Of all the books coming out, Cormac McCarthy’s The Road seems the most promising to me and Slate gives it the "masterpiece" label.
Beyond the immediate struggle for survival, the deep struggle explored in The Road is that of raising a child in a world without hope; and for the boy, the complementary challenge of assuming the responsibilities of manhood in such a world. There would seem to be nothing to sustain these two—the natural world exists only in effigy, and the remaining humans have mostly sacrificed their humanity as the price of survival. Yet the boy is constantly seeking to define a moral structure he can live by—one that accounts for the fact that his father doesn’t help stray people on the road, but still ensures their own distinction from the cannibals.

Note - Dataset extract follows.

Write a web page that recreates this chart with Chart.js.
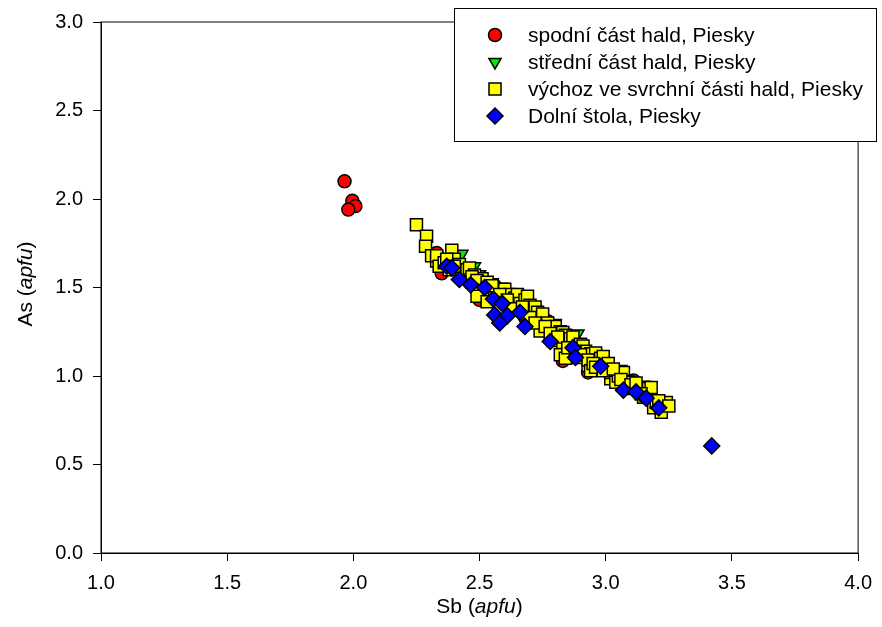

After they discover a basement full of human prisoners who will be used for food, the boy asks: "We wouldn’t ever eat anybody, would we?"
No. Of course not.
Even if we were starving?
We’re starving now.
You said we weren’t.
I said we weren’t dying. I didn’t say we weren’t starving.
But we wouldn’t.
No. We wouldn’t.
No matter what.
No. No matter what.
Because we’re the good guys.
And we’re carrying the fire.
And we’re carrying the fire. Yes.
The existence of a moral structure—the will to do good—is the soaring discovery hidden in McCarthy’s scourged planet. He evokes Hemingway’s literary vision in order to invert it, first by eliminating the promise that nature can provide a refuge from human destruction (an appropriate revision in our era of nuclear rogues and global warming) and finally by giving us redemption in the form of the love between a parent and a child—their desire to be good although it serves no purpose.
Alright, alright. There endeth the sermon.
Go buy a book for God’s sake. Save the planet. All that dross.